[OBJECTIVE]: Retype the material that follows, keeping every word as it is.

━━━━━━━━

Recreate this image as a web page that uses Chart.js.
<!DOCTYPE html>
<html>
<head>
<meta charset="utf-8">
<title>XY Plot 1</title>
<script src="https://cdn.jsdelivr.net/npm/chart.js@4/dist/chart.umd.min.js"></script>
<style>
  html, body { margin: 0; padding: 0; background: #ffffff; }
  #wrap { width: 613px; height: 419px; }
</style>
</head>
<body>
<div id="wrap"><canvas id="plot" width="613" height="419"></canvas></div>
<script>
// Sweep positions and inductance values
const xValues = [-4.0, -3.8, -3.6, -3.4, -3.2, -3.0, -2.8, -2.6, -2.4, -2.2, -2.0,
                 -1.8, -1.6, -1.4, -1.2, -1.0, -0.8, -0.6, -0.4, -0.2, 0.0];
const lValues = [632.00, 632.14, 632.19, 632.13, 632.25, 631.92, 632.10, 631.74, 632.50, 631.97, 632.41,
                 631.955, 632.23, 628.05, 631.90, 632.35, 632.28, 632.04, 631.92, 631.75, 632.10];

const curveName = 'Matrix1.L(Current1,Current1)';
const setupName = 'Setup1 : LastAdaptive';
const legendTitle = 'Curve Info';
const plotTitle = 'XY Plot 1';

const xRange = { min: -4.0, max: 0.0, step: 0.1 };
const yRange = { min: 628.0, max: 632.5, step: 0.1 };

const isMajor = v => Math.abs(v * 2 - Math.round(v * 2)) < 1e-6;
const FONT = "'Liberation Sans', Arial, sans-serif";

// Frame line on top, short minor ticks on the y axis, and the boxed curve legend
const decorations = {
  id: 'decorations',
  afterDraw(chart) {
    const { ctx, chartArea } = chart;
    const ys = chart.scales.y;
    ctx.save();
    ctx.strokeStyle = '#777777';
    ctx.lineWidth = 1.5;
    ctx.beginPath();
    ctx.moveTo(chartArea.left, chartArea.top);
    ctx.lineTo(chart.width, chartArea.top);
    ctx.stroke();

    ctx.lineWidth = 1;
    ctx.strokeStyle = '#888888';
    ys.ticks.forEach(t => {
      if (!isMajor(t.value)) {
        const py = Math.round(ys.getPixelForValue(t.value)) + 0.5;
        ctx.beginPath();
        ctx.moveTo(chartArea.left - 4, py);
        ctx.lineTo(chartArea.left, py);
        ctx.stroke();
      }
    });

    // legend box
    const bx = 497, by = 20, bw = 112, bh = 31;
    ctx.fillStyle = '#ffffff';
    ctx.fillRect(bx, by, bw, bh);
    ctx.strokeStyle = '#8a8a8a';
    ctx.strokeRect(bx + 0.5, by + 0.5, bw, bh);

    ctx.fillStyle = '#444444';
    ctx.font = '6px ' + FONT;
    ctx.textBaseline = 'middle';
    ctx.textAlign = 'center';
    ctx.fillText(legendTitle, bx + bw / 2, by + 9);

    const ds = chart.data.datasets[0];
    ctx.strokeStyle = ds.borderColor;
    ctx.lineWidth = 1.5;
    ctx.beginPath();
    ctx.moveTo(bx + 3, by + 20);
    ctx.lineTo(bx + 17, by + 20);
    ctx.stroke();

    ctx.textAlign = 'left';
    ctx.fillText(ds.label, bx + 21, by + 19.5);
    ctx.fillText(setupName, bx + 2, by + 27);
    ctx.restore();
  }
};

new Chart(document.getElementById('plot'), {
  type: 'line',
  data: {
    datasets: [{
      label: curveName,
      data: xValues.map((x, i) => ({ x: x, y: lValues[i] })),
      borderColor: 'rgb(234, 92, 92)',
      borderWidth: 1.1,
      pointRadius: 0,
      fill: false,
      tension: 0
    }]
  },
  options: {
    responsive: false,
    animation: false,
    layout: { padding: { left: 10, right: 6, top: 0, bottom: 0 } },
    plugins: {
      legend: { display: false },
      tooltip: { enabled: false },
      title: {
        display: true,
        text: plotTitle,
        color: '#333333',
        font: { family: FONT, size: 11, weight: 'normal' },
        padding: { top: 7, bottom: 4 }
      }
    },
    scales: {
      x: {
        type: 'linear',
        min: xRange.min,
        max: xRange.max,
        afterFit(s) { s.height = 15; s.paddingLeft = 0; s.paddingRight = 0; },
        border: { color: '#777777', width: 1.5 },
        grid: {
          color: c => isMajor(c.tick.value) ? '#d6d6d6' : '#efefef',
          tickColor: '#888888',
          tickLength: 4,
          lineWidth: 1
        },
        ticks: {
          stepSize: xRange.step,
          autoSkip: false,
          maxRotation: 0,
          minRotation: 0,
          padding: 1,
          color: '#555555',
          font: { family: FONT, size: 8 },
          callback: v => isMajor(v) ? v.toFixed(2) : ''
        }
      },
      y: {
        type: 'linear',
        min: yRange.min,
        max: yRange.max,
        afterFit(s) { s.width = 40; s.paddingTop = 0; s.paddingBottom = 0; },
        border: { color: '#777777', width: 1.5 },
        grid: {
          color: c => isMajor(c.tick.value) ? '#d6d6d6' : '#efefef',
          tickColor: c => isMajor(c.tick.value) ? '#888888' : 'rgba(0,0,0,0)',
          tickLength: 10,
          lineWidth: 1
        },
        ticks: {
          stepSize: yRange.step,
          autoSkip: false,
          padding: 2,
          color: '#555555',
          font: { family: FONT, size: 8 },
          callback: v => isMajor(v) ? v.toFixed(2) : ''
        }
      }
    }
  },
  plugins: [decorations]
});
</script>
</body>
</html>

━━━━━━━━

[ANSWER TO THE PROBLEM]:
Recreate this image as a web page that uses Chart.js.
<!DOCTYPE html>
<html>
<head>
<meta charset="utf-8">
<title>XY Plot 1</title>
<script src="https://cdn.jsdelivr.net/npm/chart.js@4/dist/chart.umd.min.js"></script>
<style>
  html, body { margin: 0; padding: 0; background: #ffffff; }
  #wrap { width: 613px; height: 419px; }
</style>
</head>
<body>
<div id="wrap"><canvas id="plot" width="613" height="419"></canvas></div>
<script>
// Sweep positions and inductance values
const xValues = [-4.0, -3.8, -3.6, -3.4, -3.2, -3.0, -2.8, -2.6, -2.4, -2.2, -2.0,
                 -1.8, -1.6, -1.4, -1.2, -1.0, -0.8, -0.6, -0.4, -0.2, 0.0];
const lValues = [632.00, 632.14, 632.19, 632.13, 632.25, 631.92, 632.10, 631.74, 632.50, 631.97, 632.41,
                 631.955, 632.23, 628.05, 631.90, 632.35, 632.28, 632.04, 631.92, 631.75, 632.10];

const curveName = 'Matrix1.L(Current1,Current1)';
const setupName = 'Setup1 : LastAdaptive';
const legendTitle = 'Curve Info';
const plotTitle = 'XY Plot 1';

const xRange = { min: -4.0, max: 0.0, step: 0.1 };
const yRange = { min: 628.0, max: 632.5, step: 0.1 };

const isMajor = v => Math.abs(v * 2 - Math.round(v * 2)) < 1e-6;
const FONT = "'Liberation Sans', Arial, sans-serif";

// Frame line on top, short minor ticks on the y axis, and the boxed curve legend
const decorations = {
  id: 'decorations',
  afterDraw(chart) {
    const { ctx, chartArea } = chart;
    const ys = chart.scales.y;
    ctx.save();
    ctx.strokeStyle = '#777777';
    ctx.lineWidth = 1.5;
    ctx.beginPath();
    ctx.moveTo(chartArea.left, chartArea.top);
    ctx.lineTo(chart.width, chartArea.top);
    ctx.stroke();

    ctx.lineWidth = 1;
    ctx.strokeStyle = '#888888';
    ys.ticks.forEach(t => {
      if (!isMajor(t.value)) {
        const py = Math.round(ys.getPixelForValue(t.value)) + 0.5;
        ctx.beginPath();
        ctx.moveTo(chartArea.left - 4, py);
        ctx.lineTo(chartArea.left, py);
        ctx.stroke();
      }
    });

    // legend box
    const bx = 497, by = 20, bw = 112, bh = 31;
    ctx.fillStyle = '#ffffff';
    ctx.fillRect(bx, by, bw, bh);
    ctx.strokeStyle = '#8a8a8a';
    ctx.strokeRect(bx + 0.5, by + 0.5, bw, bh);

    ctx.fillStyle = '#444444';
    ctx.font = '6px ' + FONT;
    ctx.textBaseline = 'middle';
    ctx.textAlign = 'center';
    ctx.fillText(legendTitle, bx + bw / 2, by + 9);

    const ds = chart.data.datasets[0];
    ctx.strokeStyle = ds.borderColor;
    ctx.lineWidth = 1.5;
    ctx.beginPath();
    ctx.moveTo(bx + 3, by + 20);
    ctx.lineTo(bx + 17, by + 20);
    ctx.stroke();

    ctx.textAlign = 'left';
    ctx.fillText(ds.label, bx + 21, by + 19.5);
    ctx.fillText(setupName, bx + 2, by + 27);
    ctx.restore();
  }
};

new Chart(document.getElementById('plot'), {
  type: 'line',
  data: {
    datasets: [{
      label: curveName,
      data: xValues.map((x, i) => ({ x: x, y: lValues[i] })),
      borderColor: 'rgb(234, 92, 92)',
      borderWidth: 1.1,
      pointRadius: 0,
      fill: false,
      tension: 0
    }]
  },
  options: {
    responsive: false,
    animation: false,
    layout: { padding: { left: 10, right: 6, top: 0, bottom: 0 } },
    plugins: {
      legend: { display: false },
      tooltip: { enabled: false },
      title: {
        display: true,
        text: plotTitle,
        color: '#333333',
        font: { family: FONT, size: 11, weight: 'normal' },
        padding: { top: 7, bottom: 4 }
      }
    },
    scales: {
      x: {
        type: 'linear',
        min: xRange.min,
        max: xRange.max,
        afterFit(s) { s.height = 15; s.paddingLeft = 0; s.paddingRight = 0; },
        border: { color: '#777777', width: 1.5 },
        grid: {
          color: c => isMajor(c.tick.value) ? '#d6d6d6' : '#efefef',
          tickColor: '#888888',
          tickLength: 4,
          lineWidth: 1
        },
        ticks: {
          stepSize: xRange.step,
          autoSkip: false,
          maxRotation: 0,
          minRotation: 0,
          padding: 1,
          color: '#555555',
          font: { family: FONT, size: 8 },
          callback: v => isMajor(v) ? v.toFixed(2) : ''
        }
      },
      y: {
        type: 'linear',
        min: yRange.min,
        max: yRange.max,
        afterFit(s) { s.width = 40; s.paddingTop = 0; s.paddingBottom = 0; },
        border: { color: '#777777', width: 1.5 },
        grid: {
          color: c => isMajor(c.tick.value) ? '#d6d6d6' : '#efefef',
          tickColor: c => isMajor(c.tick.value) ? '#888888' : 'rgba(0,0,0,0)',
          tickLength: 10,
          lineWidth: 1
        },
        ticks: {
          stepSize: yRange.step,
          autoSkip: false,
          padding: 2,
          color: '#555555',
          font: { family: FONT, size: 8 },
          callback: v => isMajor(v) ? v.toFixed(2) : ''
        }
      }
    }
  },
  plugins: [decorations]
});
</script>
</body>
</html>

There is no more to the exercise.